En el prólogo de Sicario Warfare, Pouria Khojastehpay, el editor del libro, reflexiona sobre la evolución de la idea de anonimato y hermetismo en el crimen organizado de hoy en día: “La mafia no es ese mundo secreto que crees imposible de acceder. La industria ha evolucionado y la generación actual de gánsteres cada vez está menos en contra de que se escriba sobre ellos o se compartan sus fotografías. A muchos jefes y sus hombres les gusta hablar, presumir y disfrutan siendo retratados por autores y directores como versiones reales y modernas de Tony Montana [de la película de 1983 Scarface] o Michael Corleone [El Padrino, 1972]”. En la entrevista, Giralt Brun añadirá: “Se agotan de tantas narrativas de la otredad, quieren recuperar su propia narrativa”. Apoderarse del discurso.
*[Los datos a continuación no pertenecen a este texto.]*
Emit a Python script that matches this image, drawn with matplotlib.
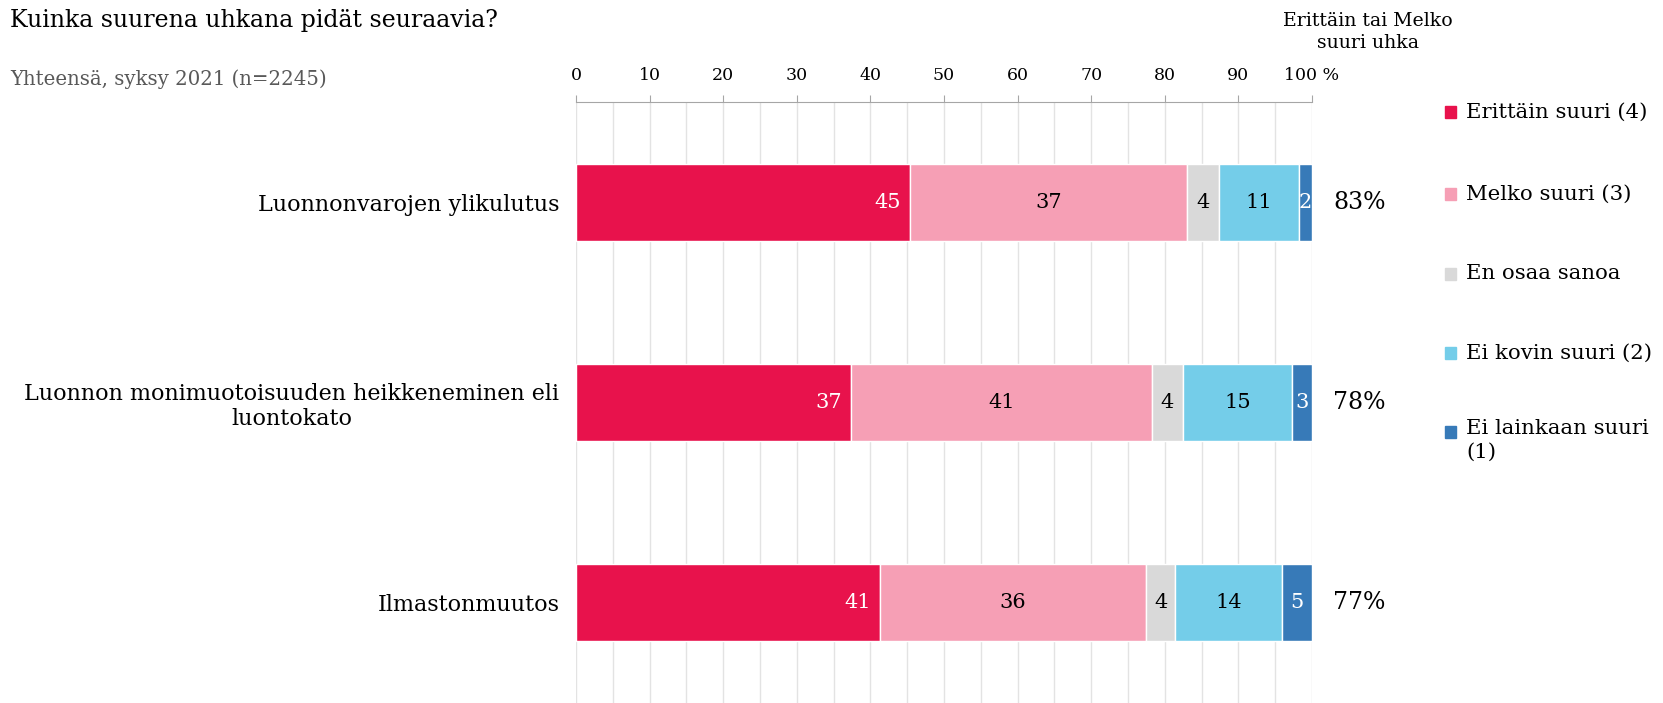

En el corto documental, además de escuchar disparos y seguir al comando por el monte, La Vagancia reflexiona sobre la vida del sicario: lo fácil que es morir; lo difícil que es escapar. Por ejemplo: “Uno piensa en muchas cosas en pocos segundos cuando está en un enfrentamiento. La adrenalina te sienta bien y a veces mal, todo depende del estado de ánimo. Pero con el tiempo vas agarrando miedo. Es algo difícil de explicar. A veces piensas en dejar este trabajo. Demasiadas veces. Sí siento, los sentimientos no se me terminaron y tampoco tengo el corazón de piedra. Lo que vivo aquí es algo normal, algo de trabajo. No me considero una persona mala”. “Es muy abstracto pensar en ti mismo como un personaje. Este chavo lo tiene. Es consciente de que su vida tiene un lado dramatúrgico”, amplía Giralt Brun.
Al venezolano, que estudió artes visuales, no le gusta hablar de sí mismo como un experto. Rechaza los términos académicos y se centra en el conocimiento que le ha dado el trabajo de campo. Referencia constantemente libros y películas de cine clásico. A medida que la conversación avanza, el arcón que le sirve de mesa va llenándose con una decena de cuadernos y libros que agarra de la estantería para ejemplificar sus argumentos, como The Corner, un retrato de los bajos fondos de Baltimore escrito por Ed Burns y David Simon, creador de la aclamada serie The Wire.
“Que los chavales se meten en el narco porque son pobres es un argumento clasista. La mayoría de chavos pobres de esos barrios buscan trabajos honestos. Y el crimen no es fácil. Ganas igual que en un Oxxo. Lo interesante es, entonces, ¿por qué se meten?”, reflexiona. “Hay países más pobres que no tienen la violencia de México. Es una tormenta perfecta, no hay una sola razón. Está la prohibición de las drogas, la falta de un Estado de bienestar, tener a los gringos de vecinos…”.
Miedo y moral
Pasar tanto tiempo rodeado de gente que asesina y desaparece a personas como parte de su trabajo no es algo fácil. “He tenido miedo sobre todo cuando hay alcohol y droga de por medio”. Cuenta que, siempre que va a orinar estando con ellos, se descubre teniendo el mismo pensamiento: “¿Qué les costaría meterme un tiro en la cabeza?”. Y lo compara con nadar dos horas a mar abierto, algo que le encanta: tienes que aceptar que estás en medio de la naturaleza y no tienes el control de la situación. Que cualquier cosa puede pasar.
Pero no solo el miedo afecta. Estar expuesto a esos niveles de violencia, a ciertas experiencias extremas, pasa factura también a la forma de comprender y valorar esa realidad. Éticamente, te vuelves más laxo con algunos escenarios. “No soy activista de derechos humanos ni de las autoridades, soy cronista. Pero el compás moral se empieza a doblar, es difícil”.
“Todos te van a decir que solamente matan a enemigos, no a gente inocente. Tienen una narrativa del bien y el mal: ellos son los malos y nosotros los buenos. No he conocido a nadie que me diga ‘soy un hijo de puta y me gusta matar a gente inocente’. Tienen un discurso de lucha justa”. Y te cuentas “mentirillas” para sobrellevarlo. Que el asesino con el que has desarrollado un trato cercano a fuerza de horas de entrevistas es “el menos malo de los malos”. Que ellos no violarán ni desaparecerán a sus rivales. Que el mundo de por sí ya es un lugar muy feo y así es la vida.